Police in Aceh are getting closer to prosecuting the individuals believed to be responsible for killing a wild Asian elephant in Aceh Jaya district, northern Sumatra. The elephant was killed and left with its dismembered trunk lying next to its bloody carcass with its tusks cleanly removed; leaving no doubt to conservationists that this was the work of professional poachers.
WARNING: The PDF download this link leads to is of a distressing nature, and is not suitable for sensitive readers. Click here to see the graphic image of poached elephant (opens as PDF). Credit: Toro/FFI
Fauna & Flora International’s (FFI) Conservation Response Units (CRU) provide strong links between in-situ and ex-situ elephant conservation by employing rescued captive elephants and their mahouts to patrol and protect wild elephants and their forest habitat. The programme creates opportunities for local communities to participate and benefit from conservation initiatives, helping to prevent loss of life or livelihood from problems with wild elephants.
No prior reports of human-elephant conflict were received in relation to this recent killing. A site inspection also found no evidence of attempted crop raiding by the elephant. The elephant was killed in a garden by the forest edge where FFI suspects that it been lured to the right position underneath a spear trap that was set off by a trip wire.
The killing took place near the Sampoinent CRU in Aceh Jaya district and the police now have compiled sufficient evidence that has been handed over the prosecution office for follow up. The President of Indonesia has even ordered a prosecution and tweeted about this.
After the killing was reported, both tusks were anonymously handed back (95cm x 10kg and 70cm x 7.6kg) to the authorities several weeks later and in the hope that the case would then be dropped. However, the police have remained determined to follow this through, which is significant because, to FFI’s knowledge, no Sumatran elephant poaching incident has ever been prosecuted, making this case the basis for an important precedence.

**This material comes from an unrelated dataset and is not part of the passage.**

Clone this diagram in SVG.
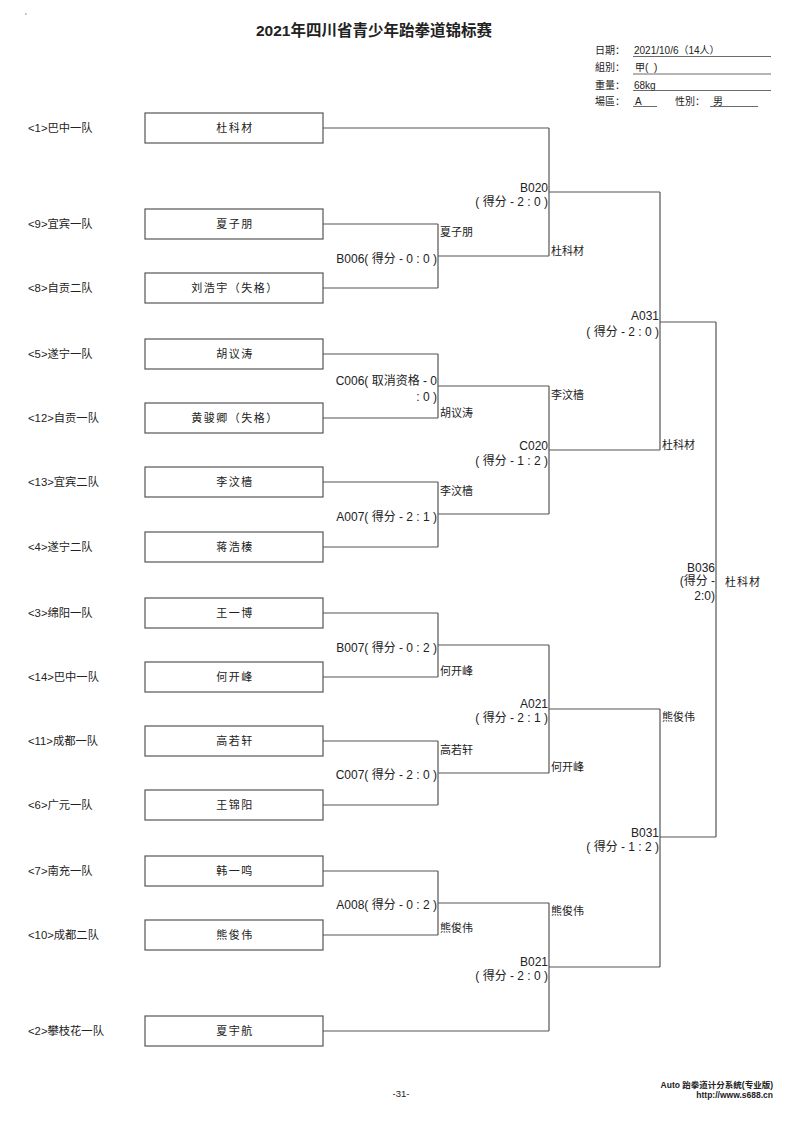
<svg xmlns="http://www.w3.org/2000/svg" width="800" height="1130" viewBox="0 0 800 1130">
<style>
text{font-family:"Liberation Sans","Noto Sans CJK SC",sans-serif;fill:#222;}
.title{font-size:15.5px;font-weight:bold;}
.info{font-size:10px;}
.team{font-size:11.3px;}
.name{font-size:11px;letter-spacing:1.5px;text-anchor:middle;}
.lbl{font-size:12px;text-anchor:end;}
.win{font-size:11px;}
.foot{font-size:8.5px;font-weight:bold;}
.box{fill:#fff;stroke:#555;stroke-width:1.2;}
.ln{fill:none;stroke:#555;stroke-width:1.2;}
.ul{stroke:#444;stroke-width:0.8;}
</style>
<rect width="800" height="1130" fill="#fff"/>
<rect x="25.5" y="13" width="0.8" height="2" fill="#777"/>
<text class="title" x="374" y="36" text-anchor="middle">2021年四川省青少年跆拳道锦标赛</text>
<g id="info">
<text class="info" x="595" y="54">日期：</text>
<text class="info" x="634" y="54">2021/10/6（14人）</text>
<line class="ul" x1="633" y1="56.5" x2="771" y2="56.5"/>
<text class="info" x="595" y="71">組別：</text>
<text class="info" x="635" y="71">甲(&#160;&#160;)</text>
<line class="ul" x1="633" y1="74" x2="771" y2="74"/>
<text class="info" x="595" y="89">重量：</text>
<text class="info" x="634" y="89">68kg</text>
<line class="ul" x1="633" y1="90.5" x2="771" y2="90.5"/>
<text class="info" x="595" y="105">場區：</text>
<text class="info" x="635" y="105">A</text>
<line class="ul" x1="633" y1="106.5" x2="657" y2="106.5"/>
<text class="info" x="675" y="105">性別：</text>
<text class="info" x="713" y="105">男</text>
<line class="ul" x1="710" y1="106.5" x2="758" y2="106.5"/>
</g>
<g id="connectors">
<path class="ln" d="M323,128H549 M323,224H438 M323,288H438 M438,224V288 M438,256H549 M549,128V256 M549,192H660"/>
<path class="ln" d="M323,354H438 M323,418H438 M438,354V418 M438,386H549 M323,482H438 M323,547H438 M438,482V547 M438,514H549 M549,386V514 M549,450H660 M660,192V450 M660,322H716"/>
<path class="ln" d="M323,613H438 M323,677H438 M438,613V677 M438,645H549 M323,741H438 M323,805H438 M438,741V805 M438,773H549 M549,645V773 M549,709H660"/>
<path class="ln" d="M323,871H438 M323,935H438 M438,871V935 M438,903H549 M323,1031H549 M549,903V1031 M549,967H660 M660,709V967 M660,837H716 M716,322V837"/>
</g>
<g id="p1"><text class="team" x="28" y="132">&lt;1&gt;巴中一队</text><rect class="box" x="145" y="113" width="178" height="30"/><text class="name" x="235" y="132">杜科材</text></g>
<g id="p9"><text class="team" x="28" y="228">&lt;9&gt;宜宾一队</text><rect class="box" x="145" y="209" width="178" height="30"/><text class="name" x="235" y="228">夏子朋</text></g>
<g id="p8"><text class="team" x="28" y="292">&lt;8&gt;自贡二队</text><rect class="box" x="145" y="273" width="178" height="30"/><text class="name" x="235" y="292">刘浩宇（失格）</text></g>
<g id="p5"><text class="team" x="28" y="358">&lt;5&gt;遂宁一队</text><rect class="box" x="145" y="339" width="178" height="30"/><text class="name" x="235" y="358">胡议涛</text></g>
<g id="p12"><text class="team" x="28" y="422">&lt;12&gt;自贡一队</text><rect class="box" x="145" y="403" width="178" height="30"/><text class="name" x="235" y="422">黄骏卿（失格）</text></g>
<g id="p13"><text class="team" x="28" y="486">&lt;13&gt;宜宾二队</text><rect class="box" x="145" y="467" width="178" height="30"/><text class="name" x="235" y="486">李汶樯</text></g>
<g id="p4"><text class="team" x="28" y="551">&lt;4&gt;遂宁二队</text><rect class="box" x="145" y="532" width="178" height="30"/><text class="name" x="235" y="551">蒋浩楱</text></g>
<g id="p3"><text class="team" x="28" y="617">&lt;3&gt;绵阳一队</text><rect class="box" x="145" y="598" width="178" height="30"/><text class="name" x="235" y="617">王一博</text></g>
<g id="p14"><text class="team" x="28" y="681">&lt;14&gt;巴中一队</text><rect class="box" x="145" y="662" width="178" height="30"/><text class="name" x="235" y="681">何开峰</text></g>
<g id="p11"><text class="team" x="28" y="745">&lt;11&gt;成都一队</text><rect class="box" x="145" y="726" width="178" height="30"/><text class="name" x="235" y="745">高若轩</text></g>
<g id="p6"><text class="team" x="28" y="809">&lt;6&gt;广元一队</text><rect class="box" x="145" y="790" width="178" height="30"/><text class="name" x="235" y="809">王锦阳</text></g>
<g id="p7"><text class="team" x="28" y="875">&lt;7&gt;南充一队</text><rect class="box" x="145" y="856" width="178" height="30"/><text class="name" x="235" y="875">韩一鸣</text></g>
<g id="p10"><text class="team" x="28" y="939">&lt;10&gt;成都二队</text><rect class="box" x="145" y="920" width="178" height="30"/><text class="name" x="235" y="939">熊俊伟</text></g>
<g id="p2"><text class="team" x="28" y="1035">&lt;2&gt;攀枝花一队</text><rect class="box" x="145" y="1016" width="178" height="30"/><text class="name" x="235" y="1035">夏宇航</text></g>
<g id="matches">
<text class="lbl" x="437" y="263">B006( 得分 - 0 : 0 )</text>
<text class="lbl" x="437" y="385">C006( 取消资格 - 0</text>
<text class="lbl" x="437" y="401">: 0 )</text>
<text class="lbl" x="437" y="521">A007( 得分 - 2 : 1 )</text>
<text class="lbl" x="437" y="652">B007( 得分 - 0 : 2 )</text>
<text class="lbl" x="437" y="779">C007( 得分 - 2 : 0 )</text>
<text class="lbl" x="437" y="909">A008( 得分 - 0 : 2 )</text>
<text class="lbl" x="548" y="192">B020</text>
<text class="lbl" x="548" y="206">( 得分 - 2 : 0 )</text>
<text class="lbl" x="548" y="450">C020</text>
<text class="lbl" x="548" y="465">( 得分 - 1 : 2 )</text>
<text class="lbl" x="548" y="708">A021</text>
<text class="lbl" x="548" y="722">( 得分 - 2 : 1 )</text>
<text class="lbl" x="548" y="966">B021</text>
<text class="lbl" x="548" y="980">( 得分 - 2 : 0 )</text>
<text class="lbl" x="659" y="320">A031</text>
<text class="lbl" x="659" y="336">( 得分 - 2 : 0 )</text>
<text class="lbl" x="659" y="837">B031</text>
<text class="lbl" x="659" y="851">( 得分 - 1 : 2 )</text>
<text class="lbl" x="715" y="572">B036</text>
<text class="lbl" x="715" y="585">(得分 -</text>
<text class="lbl" x="715" y="600">2:0)</text>
</g>
<g id="winners">
<text class="win" x="440" y="236">夏子朋</text>
<text class="win" x="440" y="417">胡议涛</text>
<text class="win" x="440" y="495">李汶樯</text>
<text class="win" x="440" y="675">何开峰</text>
<text class="win" x="440" y="754">高若轩</text>
<text class="win" x="440" y="932">熊俊伟</text>
<text class="win" x="551" y="255">杜科材</text>
<text class="win" x="551" y="399">李汶樯</text>
<text class="win" x="551" y="771">何开峰</text>
<text class="win" x="551" y="915">熊俊伟</text>
<text class="win" x="662" y="449">杜科材</text>
<text class="win" x="662" y="721">熊俊伟</text>
<text class="win" x="725" y="586" letter-spacing="1">杜科材</text>
</g>
<g id="footer">
<text x="401" y="1097" text-anchor="middle" font-size="9.5">-31-</text>
<text class="foot" x="773" y="1088" text-anchor="end">Auto 跆拳道计分系统(专业版)</text>
<text class="foot" x="773" y="1098" text-anchor="end">http://www.s688.cn</text>
</g>
</svg>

An FFI community ranger who has been wrongly blamed for reporting this incident to the police is now experiencing problems in his village, which is where the elephant was poached. His cow was stabbed as a warning to him by one vengeful community member, whereas another sent a threatening text message.
It is essential that FFI keeps providing support to the Community Ranger team (which consists of ex-loggers, ex-poachers and ex-combatants), so that it can remain active and on-site to not only ensure the monitoring and rapid response to ongoing human-elephant conflicts in Aceh, but also so there is no a further escalation in tensions with communities. This situation illustrates the challenges that FFI and especially its partners regular face in the field, but also the unwavering commitment in remaining prepared to serve both wildlife and people so that co-existence remains.